Lessons to be learned from the designs of effective item sets and why the monk sets should be viewed as outliers

Prior to 2.0.6, I think it was fair to say that every class other than monks had at least one class-specific set that served as the basis for effective T6-capable builds. Barbarians had the Might of the Earth set, crusaders had the Armor of Akkhan set, demon hunters had the Embodiment of the Marauder set, witch doctor's had the Raiment of the Jade Harvester set, and wizards had the Vyr's Amazing Arcana set.

If look at all of these sets together, it is not readily apparent that there exists any kind of pattern among them, or any overarching design philosophy that led to them providing the set bonuses that they provide -- bonuses which I would consider to be successful.
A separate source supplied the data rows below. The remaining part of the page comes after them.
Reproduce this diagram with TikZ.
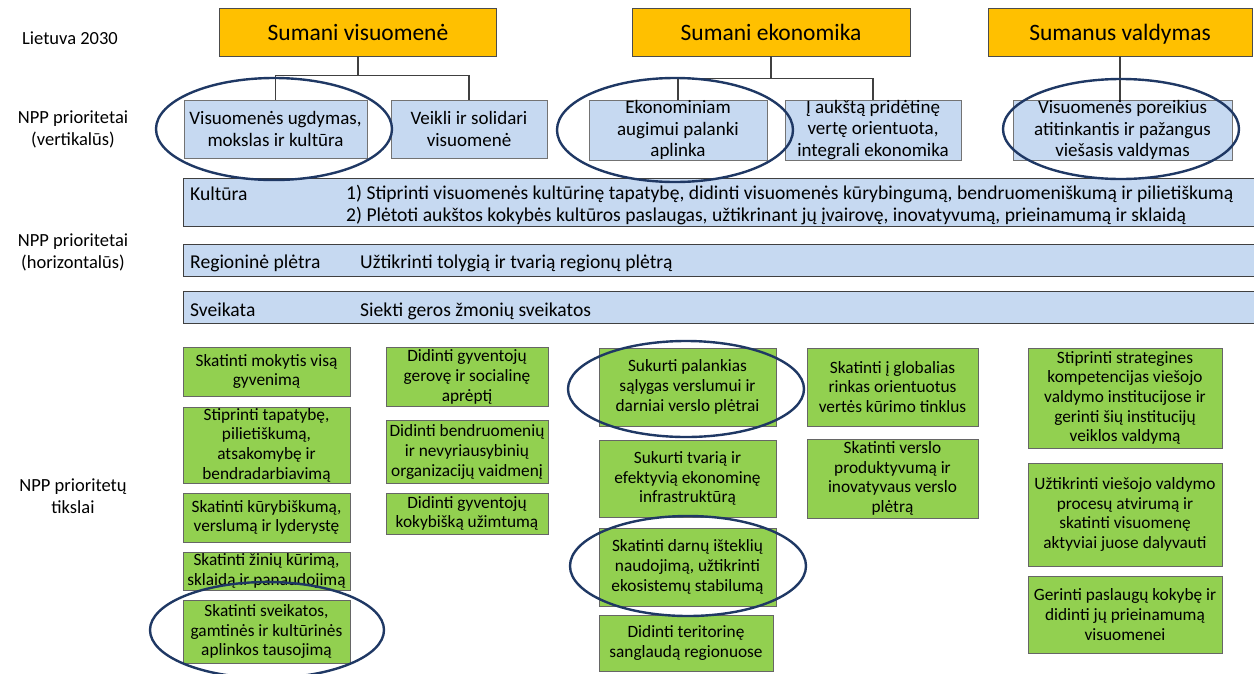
\documentclass[tikz,border=0pt]{standalone}
\usepackage{fontspec}
\setmainfont{Carlito}
\usetikzlibrary{positioning}
\definecolor{ornge}{HTML}{FFC000}
\definecolor{lblue}{HTML}{C6D9F1}
\definecolor{lgreen}{HTML}{92D050}
\definecolor{navy}{HTML}{1F3864}

\begin{document}
\begin{tikzpicture}[x=1pt,y=-1pt,
  pillar/.style={draw=black!70,fill=ornge,inner sep=0pt,text height=22pt,text depth=5pt,font=\fontsize{23.5}{28}\selectfont},
  prio/.style={draw=black!55,fill=lblue,inner sep=0pt,align=center,font=\fontsize{19}{21.8}\selectfont},
  band/.style={draw=black!75,fill=lblue,inner sep=0pt,minimum width=1075pt},
  bandtxt/.style={anchor=west,inner sep=0pt,align=left,font=\fontsize{19.6}{21.5}\selectfont},
  bandone/.style={bandtxt,text height=21.5pt,text depth=4.5pt},
  goal/.style={draw=black!60,fill=lgreen,inner sep=0pt,align=center,font=\fontsize{17.3}{19.7}\selectfont},
  side/.style={align=center,font=\fontsize{18.5}{22}\selectfont},
  ring/.style={draw=navy,line width=2.4pt},
  link/.style={draw=black!75,line width=1.2pt}]
\useasboundingbox (0,0) rectangle (1254,673);

% row labels
\node[side] (lt) at (70,38) {Lietuva 2030};
\node[side] (lv) at (73,129) {NPP prioritetai\\(vertikalūs)};
\node[side] (lh) at (73,252) {NPP prioritetai\\(horizontalūs)};
\node[side] (lg) at (73,496) {NPP prioritetų\\tikslai};

% Lietuva 2030
\node[pillar,minimum width=277pt,minimum height=48pt] (sv) at (358,32) {Sumani visuomenė};
\node[pillar,minimum width=278pt,minimum height=48pt] (se) at (771,32) {Sumani ekonomika};
\node[pillar,minimum width=264pt,minimum height=48pt] (sval) at (1120,32) {Sumanus valdymas};

% vertikalus prioritetai
\node[prio,minimum width=183pt,minimum height=58pt] (b1) at (275.5,129) {Visuomenės ugdymas,\\mokslas ir kultūra};
\node[prio,minimum width=156pt,minimum height=58pt] (b2) at (469,129) {Veikli ir solidari\\visuomenė};
\node[prio,minimum width=178pt,minimum height=58pt] (b3) at (678,130) {Ekonominiam\\augimui palanki\\aplinka};
\node[prio,minimum width=176pt,minimum height=58pt] (b4) at (873,130) {Į aukštą pridėtinę\\vertę orientuota,\\integrali ekonomika};
\node[prio,minimum width=219pt,minimum height=58pt] (b5) at (1122.5,130) {Visuomenės poreikius\\atitinkantis ir pažangus\\viešasis valdymas};

\draw[link] (sv.south) -- ++(0,19) -| (b1.north);
\draw[link] (sv.south) -- ++(0,19) -| (b2.north);
\draw[link] (se.south) -- ++(0,22) -| (b3.north);
\draw[link] (se.south) -- ++(0,22) -| (b4.north);
\draw[link] (sval.south) -- (sval.south |- b5.north);

% horizontalus prioritetai
\node[band,minimum height=48pt] (kult) at (720.5,202) {};
\node[band,minimum height=32pt] (reg) at (720.5,260) {};
\node[band,minimum height=32pt] (sve) at (720.5,307) {};
\node[bandone] (kultn) at (190,192) {Kultūra};
\node[bandtxt] (kultt) at (346,205) {1) Stiprinti visuomenės kultūrinę tapatybę, didinti visuomenės kūrybingumą, bendruomeniškumą ir pilietiškumą\\2) Plėtoti aukštos kokybės kultūros paslaugas, užtikrinant jų įvairovę, inovatyvumą, prieinamumą ir sklaidą};
\node[bandone] (regn) at (190,260) {Regioninė plėtra};
\node[bandone] (regt) at (360,260) {Užtikrinti tolygią ir tvarią regionų plėtrą};
\node[bandone] (sven) at (190,308) {Sveikata};
\node[bandone] (svet) at (360,308) {Siekti geros žmonių sveikatos};

% tikslai
\node[goal,minimum width=167pt,minimum height=49pt] (g1) at (266.5,371.5) {Skatinti mokytis visą\\gyvenimą};
\node[goal,minimum width=167pt,minimum height=76pt] (g2) at (266.5,445) {Stiprinti tapatybę,\\pilietiškumą,\\atsakomybę ir\\bendradarbiavimą};
\node[goal,minimum width=167pt,minimum height=49pt] (g3) at (266.5,517.5) {Skatinti kūrybiškumą,\\verslumą ir lyderystę};
\node[goal,minimum width=167pt,minimum height=38pt] (g4) at (266.5,571) {Skatinti žinių kūrimą,\\sklaidą ir panaudojimą};
\node[goal,minimum width=167pt,minimum height=63pt] (g5) at (266.5,631.5) {Skatinti sveikatos,\\gamtinės ir kultūrinės\\aplinkos tausojimą};

\node[goal,minimum width=162pt,minimum height=59pt] (g6) at (467,377) {Didinti gyventojų\\gerovę ir socialinę\\aprėptį};
\node[goal,minimum width=162pt,minimum height=63pt] (g7) at (467,452) {Didinti bendruomenių\\ir nevyriausybinių\\organizacijų vaidmenį};
\node[goal,minimum width=162pt,minimum height=41pt] (g8) at (467,513.5) {Didinti gyventojų\\kokybišką užimtumą};

\node[goal,minimum width=177pt,minimum height=78pt] (g9) at (687.5,387) {Sukurti palankias\\sąlygas verslumui ir\\darniai verslo plėtrai};
\node[goal,minimum width=177pt,minimum height=77pt] (g10) at (687.5,478.5) {Sukurti tvarią ir\\efektyvią ekonominę\\infrastruktūrą};
\node[goal,minimum width=177pt,minimum height=78pt] (g11) at (687.5,567) {Skatinti darnų išteklių\\naudojimą, užtikrinti\\ekosistemų stabilumą};
\node[goal,minimum width=174pt,minimum height=56pt] (g12) at (686,643) {Didinti teritorinę\\sanglaudą regionuose};

\node[goal,minimum width=171pt,minimum height=78pt] (g13) at (892.5,387) {Skatinti į globalias\\rinkas orientuotus\\vertės kūrimo tinklus};
\node[goal,minimum width=171pt,minimum height=79pt] (g14) at (892.5,478.5) {Skatinti verslo\\produktyvumą ir\\inovatyvaus verslo\\plėtrą};

\node[goal,minimum width=194pt,minimum height=100pt] (g15) at (1125,398) {Stiprinti strategines\\kompetencijas viešojo\\valdymo institucijose ir\\gerinti šių institucijų\\veiklos valdymą};
\node[goal,minimum width=194pt,minimum height=103pt] (g16) at (1125,514.5) {Užtikrinti viešojo valdymo\\procesų atvirumą ir\\skatinti visuomenę\\aktyviai juose dalyvauti};
\node[goal,minimum width=194pt,minimum height=77pt] (g17) at (1125,614.5) {Gerinti paslaugų kokybę ir\\didinti jų prieinamumą\\visuomenei};

% apvedimai
\draw[ring] (274,129) ellipse [x radius=118pt, y radius=51pt];
\draw[ring] (675,130) ellipse [x radius=118pt, y radius=52pt];
\draw[ring] (1121,129) ellipse [x radius=118pt, y radius=50pt];
\draw[ring] (686,389) ellipse [x radius=118pt, y radius=48pt];
\draw[ring] (688,566) ellipse [x radius=118pt, y radius=50pt];
\draw[ring] (267,630) ellipse [x radius=117pt, y radius=48pt];
\end{tikzpicture}
\end{document}
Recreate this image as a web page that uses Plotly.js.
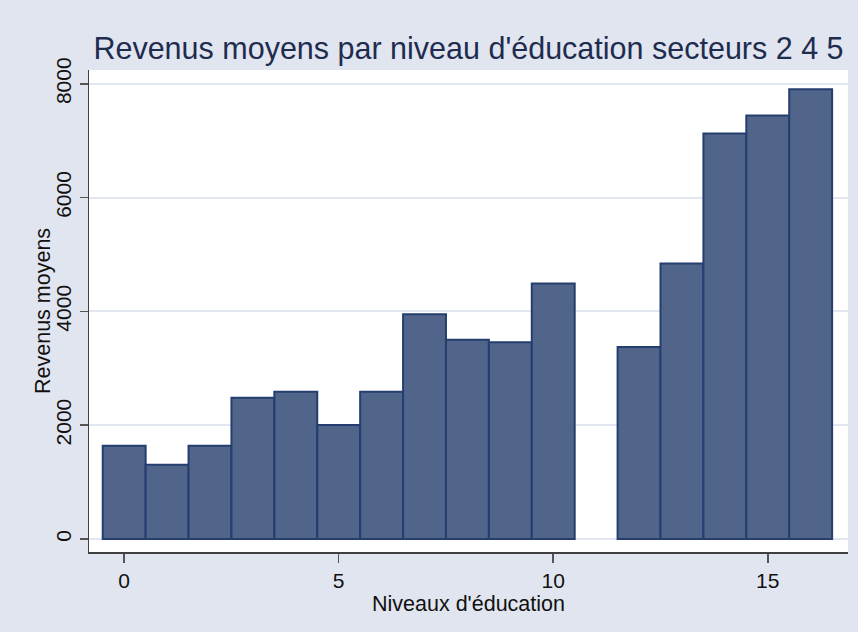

But if you look to the two unsuccessful monk sets (Monkey King's Garb and Raiment of a Thousand Storms) and then look back at these other successful class sets, you realize that there is something that the successful sets do not have, and that is a set bonus that directly provides a damaging effect. I did not truly appreciate this at first, but the Monkey King and Thousand Storm sets are the only class sets that actually add damaging effects of their own rather than alter the behavior of other skills to achieve increased damage output.

Why does this matter?

Because the damage effects on the Monkey King and Thousand Storm sets do not scale with +% elemental damage!

The fundamental principle that currently underlies every single effective build in the game right now is elemental synergy. None of the successful class sets disrupt or otherwise impede this synergy because they all alter the behavior of skills in such a way that those skills still benefit from the appropriate +% elemental damage modifiers in the same manner that they did before the set bonuses were in effect. This is not the case for the monk sets.

Even now, in their enhanced 2.0.6 forms, the Monkey King and Thousand Storm sets do not interact with their respective elemental synergies in any way, and it is this lack of interaction that will continue to cripple their effectiveness.